In effetti, nel 2021 insieme al Covid, in alcune regioni del mondo, l’umanità è stata vessata da un nuovo nemico, il tempo atmosferico. Dalle copiose nevicate e severissime gelate del Texas alle alluvioni tedesche fino alle foreste greche in fiamme, si ha la sensazione che il clima sia fuori controllo e che il motivo sia attribuibile ai cambiamenti climatici creati dall’uomo. In altre parole, l’età dell’Antropocene, quando l’umanità e non più la natura è la forza dominante del pianeta, è la causa del caos climatico. Quali le soluzioni?

Prima di rispondere a questa domanda è bene precisare che cambiamenti climatici della magnitudine di quelli attuali sono già avvenuti in passato, ben prima della Rivoluzione industriale e certamente prima dell’era dell’Antropocene. Dal 1300 al 1600, ad esempio, gran parte del mondo è stata vittima di una piccola era glaciale. Nel corso di quei secoli la temperatura del pianeta è scesa di ben 2 gradi centigradi causando inverni freddissimi: sappiamo ad esempio che durante quel periodo grandi fiumi come il Tamigi o la Senna gelavano e la gente li poteva attraversare a piedi. Il vero problema però erano le alluvioni che si abbattevano sui raccolti in primavera e in estate facendoli marcire.
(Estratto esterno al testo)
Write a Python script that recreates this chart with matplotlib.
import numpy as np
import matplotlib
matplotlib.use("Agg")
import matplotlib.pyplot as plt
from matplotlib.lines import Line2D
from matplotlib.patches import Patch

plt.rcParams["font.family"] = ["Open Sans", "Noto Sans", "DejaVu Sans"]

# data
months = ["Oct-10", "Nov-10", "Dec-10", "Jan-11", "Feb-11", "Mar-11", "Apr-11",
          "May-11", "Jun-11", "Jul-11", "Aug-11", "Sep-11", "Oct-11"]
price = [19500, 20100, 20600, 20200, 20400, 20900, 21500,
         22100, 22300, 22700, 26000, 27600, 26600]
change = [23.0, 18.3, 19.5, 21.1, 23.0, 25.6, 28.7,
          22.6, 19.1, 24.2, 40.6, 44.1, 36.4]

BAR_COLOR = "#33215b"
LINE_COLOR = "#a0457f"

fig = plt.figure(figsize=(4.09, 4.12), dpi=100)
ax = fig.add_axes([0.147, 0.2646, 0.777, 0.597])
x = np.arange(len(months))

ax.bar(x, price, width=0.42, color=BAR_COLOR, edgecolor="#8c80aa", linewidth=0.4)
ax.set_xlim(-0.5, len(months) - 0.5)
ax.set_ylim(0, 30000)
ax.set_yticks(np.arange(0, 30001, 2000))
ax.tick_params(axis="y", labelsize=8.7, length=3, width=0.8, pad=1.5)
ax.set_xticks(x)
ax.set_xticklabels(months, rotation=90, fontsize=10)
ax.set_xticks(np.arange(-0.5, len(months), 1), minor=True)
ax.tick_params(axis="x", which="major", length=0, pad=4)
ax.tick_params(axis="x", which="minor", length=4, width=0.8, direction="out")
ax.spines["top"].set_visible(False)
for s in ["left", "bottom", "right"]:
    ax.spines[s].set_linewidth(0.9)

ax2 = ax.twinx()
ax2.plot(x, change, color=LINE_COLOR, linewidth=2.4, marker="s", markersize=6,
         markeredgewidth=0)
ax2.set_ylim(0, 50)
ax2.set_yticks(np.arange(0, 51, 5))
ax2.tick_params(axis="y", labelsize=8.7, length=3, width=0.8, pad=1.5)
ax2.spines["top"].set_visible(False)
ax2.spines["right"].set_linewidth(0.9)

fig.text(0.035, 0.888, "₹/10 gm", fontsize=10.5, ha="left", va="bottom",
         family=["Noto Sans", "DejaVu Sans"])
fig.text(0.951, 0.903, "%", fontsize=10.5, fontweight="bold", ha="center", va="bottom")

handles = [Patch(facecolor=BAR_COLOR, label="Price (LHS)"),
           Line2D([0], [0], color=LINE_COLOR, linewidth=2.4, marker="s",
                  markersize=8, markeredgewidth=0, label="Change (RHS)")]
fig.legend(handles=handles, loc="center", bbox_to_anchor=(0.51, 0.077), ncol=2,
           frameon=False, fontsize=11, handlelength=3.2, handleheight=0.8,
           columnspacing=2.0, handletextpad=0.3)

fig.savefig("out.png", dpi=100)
Le cause del raffreddamento del pianeta ventilate sono diverse: ridotta attività solare che ha prodotto meno radiazioni; l’aumento delle eruzioni vulcaniche; cambiamenti nelle correnti marine negli oceani; alterazione dell’orbita terrestre. In tutti questi casi a produrre i cambiamenti climatici non è stato l’uomo ma la natura.

Allora la popolazione mondiale poteva fare ben poco contro questi fenomeni; oggi la situazione è ben diversa, esistono tecnologie, strategie e politiche che possono cambiare le carte climatiche in tavola.
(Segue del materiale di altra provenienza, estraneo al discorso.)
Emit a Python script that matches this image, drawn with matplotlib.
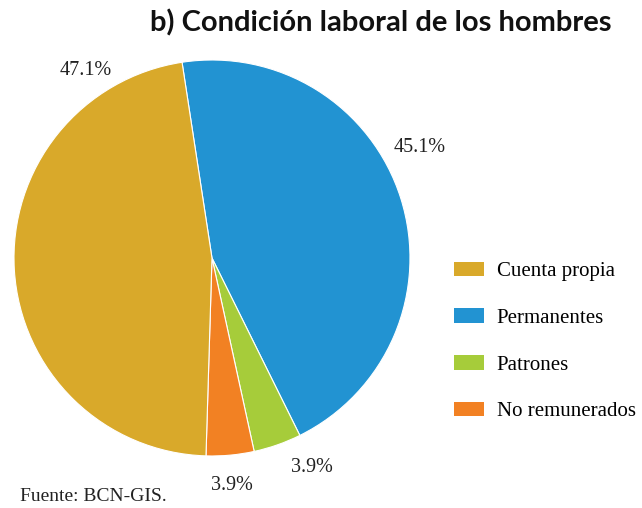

E veniamo alle soluzioni. In primis, contenere l’aumento della temperatura terrestre sotto 1,5 gradi centigradi entro il 2050 non basta a ripristinare gli equilibri del passato, ad esempio il clima del secolo scorso, per il semplice motivo che c’è bisogno di raffreddare il pianeta, non di limitarne il riscaldamento. Senza il raffreddamento il clima continuerà a degenerare e noi mediterranei dovremo abituarci ad estati torride, dove per mesi la temperatura non scenderà mai sotto i 30 gradi, con picchi di 45, 50 gradi centigradi; dovremo convivere con piogge torrenziali che producono allagamenti o grandinate dove palle di ghiaccio grandi come quelle da tennis precipitano sui raccolti agricoli.
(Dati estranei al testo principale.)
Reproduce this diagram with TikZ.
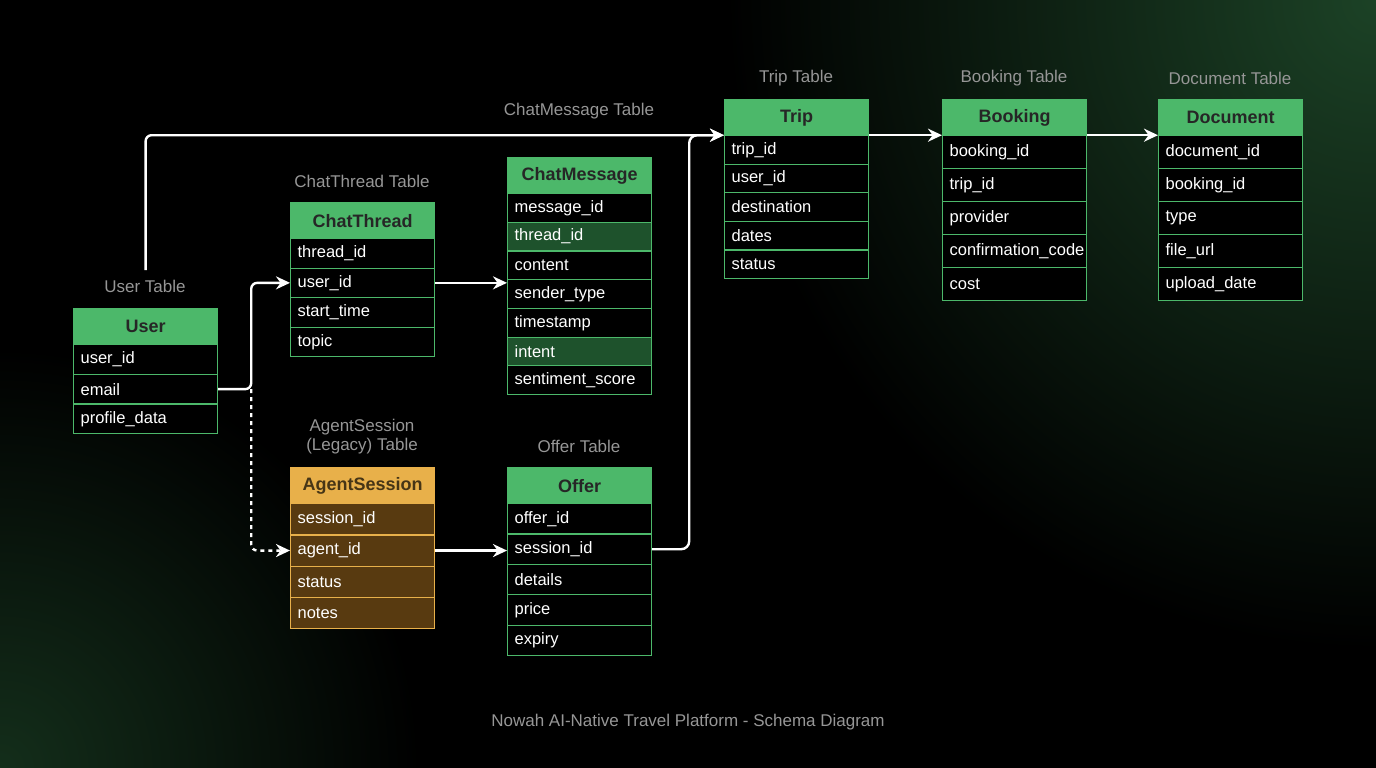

Altro elemento da prendere in considerazione è la popolazione mondiale, oggi ad 8 miliardi ma prossima ai 10. E’ matematico che il consumo energetico dovrà aumentare. Certo le rinnovabili aiutano a contenere l’emissione dei gas serra, ma che dire dell’alimentazione? E’ plausibile supporre che i prossimi 2 miliardi di persone che popoleranno il pianeta saranno tutti vegani?

Per raffreddare il pianeta bisogna risucchiare dall’atmosfera i gas presenti ed azzerare la futura produzione industriale. Concentriamoci sul primo obiettivo: si può raggiungere con le Negative Emission Technologies, tecnologie che risucchiano i gas serra, una sorta di aspirapolveri ambientali. Ed ecco quelle disponibili al momento, anche se alcune contestate dagli addetti ai lavori:

– riforestazione e creazione di nuove foreste;

– bio-energia con cattura ed immagazzinamento del carbonio nel terreno – si tratta di un processo opposto a quello dell’estrazione del gas o del petrolio;

– cattura ed immagazzinamento dei gas serra meccanicamente, con macchinari che usano ventole per estrarre dall’atmosfera i gas;

– aumento del carbonio assorbito dal terreno usando varie tecniche agricole come la concimazione con il letame e le piantagioni di legumi;

produzione di biochar che viene prodotto dalla decomposizione delle biomasse, generalmente il legno, in assenza di ossigeno – quando viene aggiunto al terreno, ne aumenta la quantità di carbonio;

– trattamento di alcuni minerali, come la peridotite, che reagiscono positivamente con il carbonio.

Tutto questo costa molto, ma certo non di più di quanto dal crollo della Lehman i governi del ricco occidente hanno stampato e pompato in finanza e nelle loro economie durante le crisi degli ultimi 15 anni. Forse abbiamo sbagliato obiettivo. A che ci serviranno gli indici di Borsa o le nostre democrazie senza un pianeta vivibile?